> [Data extract]
_ _ _ _ _
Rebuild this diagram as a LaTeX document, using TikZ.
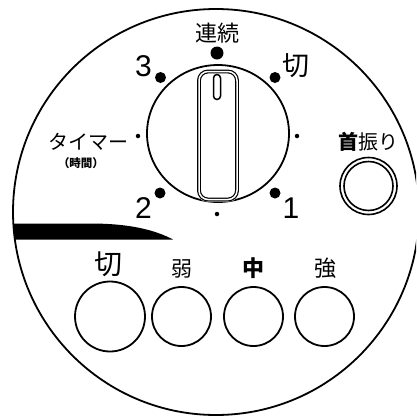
\documentclass[tikz,border=0pt]{standalone}
\usepackage{fontspec}
\newfontfamily\jp{Noto Sans CJK JP}
\newfontfamily\lat{Liberation Sans}
\begin{document}
\begin{tikzpicture}[x=1pt,y=-1pt,
  line/.style={line width=1.8pt},
  btn/.style={circle, draw, line width=1.8pt, inner sep=0pt},
  lab/.style={inner sep=0pt, font=\jp},
  num/.style={inner sep=0pt, font=\lat\fontsize{30}{30}\selectfont},
  bigdot/.style={circle, fill, inner sep=0pt, minimum size=11pt},
  smalldot/.style={circle, fill, inner sep=0pt, minimum size=4.5pt}]
\useasboundingbox (0,0) rectangle (416,416);
\clip (0,0) rectangle (416,416);
\fill[white] (0,0) rectangle (416,416);
% face
\node[btn, minimum size=406pt] (face) at (216,212) {};
% black wedge
\begin{scope}
  \clip (216,212) circle (203pt);
  \fill (0,223.5) -- (90,223.5) .. controls (130,223.5) and (155,230) .. (173,239.5) -- (0,239.5) -- cycle;
\end{scope}
% dial
\draw[line] (218,133.5) ellipse (71pt and 68.5pt);
\coordinate (dc) at (217.5,134.5);
% knob
\fill[white, rounded corners=10pt] (197,69.5) rectangle (239,201.5);
\draw[line width=1.2pt, double=white, double distance=1.5pt, rounded corners=9pt] (199,71.5) rectangle (237,199.5);
\draw[line width=1.5pt, rounded corners=3.5pt] (213.5,74.5) rectangle (220.5,99.5);
% dots
\node[bigdot, minimum size=13pt] (d0) at (217,53) {};
\node[bigdot] (d3) at (160.5,77.5) {};
\node[bigdot] (dk) at (275,77.5) {};
\node[bigdot] (d2) at (160,193) {};
\node[bigdot] (d1) at (275,193) {};
\node[smalldot] (dl) at (138,136) {};
\node[smalldot] (dr) at (297,136) {};
\node[smalldot] (db) at (217,214) {};
% dial labels
\node[lab, font=\jp\fontsize{22}{22}\selectfont] (renzoku) at (217,33) {連続};
\node[num] (n3) at (143.5,66) {3};
\node[lab, font=\jp\fontsize{27}{27}\selectfont] (kiri1) at (296,66) {切};
\node[num] (n2) at (143.5,208.5) {2};
\node[num] (n1) at (291,208.5) {1};
\node[lab, font=\jp\fontsize{20}{20}\selectfont] (timer) at (88.5,142) {タイマー};
\node[lab, font=\jp\bfseries\fontsize{11.5}{11.5}\selectfont] (jikan) at (81,163) {（時間）};
% swing
\node[lab, font=\jp\fontsize{20}{20}\selectfont] (kubi) at (368.5,142) {\textbf{首}振り};
\node[circle, draw, line width=1.6pt, minimum size=57pt, inner sep=0pt] (swing) at (368.5,186) {};
\node[circle, draw, line width=1.6pt, minimum size=49pt, inner sep=0pt] (swingin) at (368.5,186) {};
% speed buttons
\node[btn, minimum size=70pt] (b0) at (110,316.5) {};
\node[btn, minimum size=59pt] (b1) at (181.5,316.5) {};
\node[btn, minimum size=59pt] (b2) at (253.5,316.5) {};
\node[btn, minimum size=59pt] (b3) at (324.5,316.5) {};
\node[lab, font=\jp\fontsize{28}{28}\selectfont] (l0) at (108,264) {切};
\node[lab, font=\jp\fontsize{21}{21}\selectfont] (l1) at (182,269) {弱};
\node[lab, font=\jp\bfseries\fontsize{22}{22}\selectfont] (l2) at (253,268) {中};
\node[lab, font=\jp\fontsize{22}{22}\selectfont] (l3) at (325,268) {強};
\end{tikzpicture}
\end{document}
_ _ _ _ _
Extract every line of the data exactly; pictures stay out.

> [Response to the task]
Rebuild this diagram as a LaTeX document, using TikZ.
\documentclass[tikz,border=0pt]{standalone}
\usepackage{fontspec}
\newfontfamily\jp{Noto Sans CJK JP}
\newfontfamily\lat{Liberation Sans}
\begin{document}
\begin{tikzpicture}[x=1pt,y=-1pt,
  line/.style={line width=1.8pt},
  btn/.style={circle, draw, line width=1.8pt, inner sep=0pt},
  lab/.style={inner sep=0pt, font=\jp},
  num/.style={inner sep=0pt, font=\lat\fontsize{30}{30}\selectfont},
  bigdot/.style={circle, fill, inner sep=0pt, minimum size=11pt},
  smalldot/.style={circle, fill, inner sep=0pt, minimum size=4.5pt}]
\useasboundingbox (0,0) rectangle (416,416);
\clip (0,0) rectangle (416,416);
\fill[white] (0,0) rectangle (416,416);
% face
\node[btn, minimum size=406pt] (face) at (216,212) {};
% black wedge
\begin{scope}
  \clip (216,212) circle (203pt);
  \fill (0,223.5) -- (90,223.5) .. controls (130,223.5) and (155,230) .. (173,239.5) -- (0,239.5) -- cycle;
\end{scope}
% dial
\draw[line] (218,133.5) ellipse (71pt and 68.5pt);
\coordinate (dc) at (217.5,134.5);
% knob
\fill[white, rounded corners=10pt] (197,69.5) rectangle (239,201.5);
\draw[line width=1.2pt, double=white, double distance=1.5pt, rounded corners=9pt] (199,71.5) rectangle (237,199.5);
\draw[line width=1.5pt, rounded corners=3.5pt] (213.5,74.5) rectangle (220.5,99.5);
% dots
\node[bigdot, minimum size=13pt] (d0) at (217,53) {};
\node[bigdot] (d3) at (160.5,77.5) {};
\node[bigdot] (dk) at (275,77.5) {};
\node[bigdot] (d2) at (160,193) {};
\node[bigdot] (d1) at (275,193) {};
\node[smalldot] (dl) at (138,136) {};
\node[smalldot] (dr) at (297,136) {};
\node[smalldot] (db) at (217,214) {};
% dial labels
\node[lab, font=\jp\fontsize{22}{22}\selectfont] (renzoku) at (217,33) {連続};
\node[num] (n3) at (143.5,66) {3};
\node[lab, font=\jp\fontsize{27}{27}\selectfont] (kiri1) at (296,66) {切};
\node[num] (n2) at (143.5,208.5) {2};
\node[num] (n1) at (291,208.5) {1};
\node[lab, font=\jp\fontsize{20}{20}\selectfont] (timer) at (88.5,142) {タイマー};
\node[lab, font=\jp\bfseries\fontsize{11.5}{11.5}\selectfont] (jikan) at (81,163) {（時間）};
% swing
\node[lab, font=\jp\fontsize{20}{20}\selectfont] (kubi) at (368.5,142) {\textbf{首}振り};
\node[circle, draw, line width=1.6pt, minimum size=57pt, inner sep=0pt] (swing) at (368.5,186) {};
\node[circle, draw, line width=1.6pt, minimum size=49pt, inner sep=0pt] (swingin) at (368.5,186) {};
% speed buttons
\node[btn, minimum size=70pt] (b0) at (110,316.5) {};
\node[btn, minimum size=59pt] (b1) at (181.5,316.5) {};
\node[btn, minimum size=59pt] (b2) at (253.5,316.5) {};
\node[btn, minimum size=59pt] (b3) at (324.5,316.5) {};
\node[lab, font=\jp\fontsize{28}{28}\selectfont] (l0) at (108,264) {切};
\node[lab, font=\jp\fontsize{21}{21}\selectfont] (l1) at (182,269) {弱};
\node[lab, font=\jp\bfseries\fontsize{22}{22}\selectfont] (l2) at (253,268) {中};
\node[lab, font=\jp\fontsize{22}{22}\selectfont] (l3) at (325,268) {強};
\end{tikzpicture}
\end{document}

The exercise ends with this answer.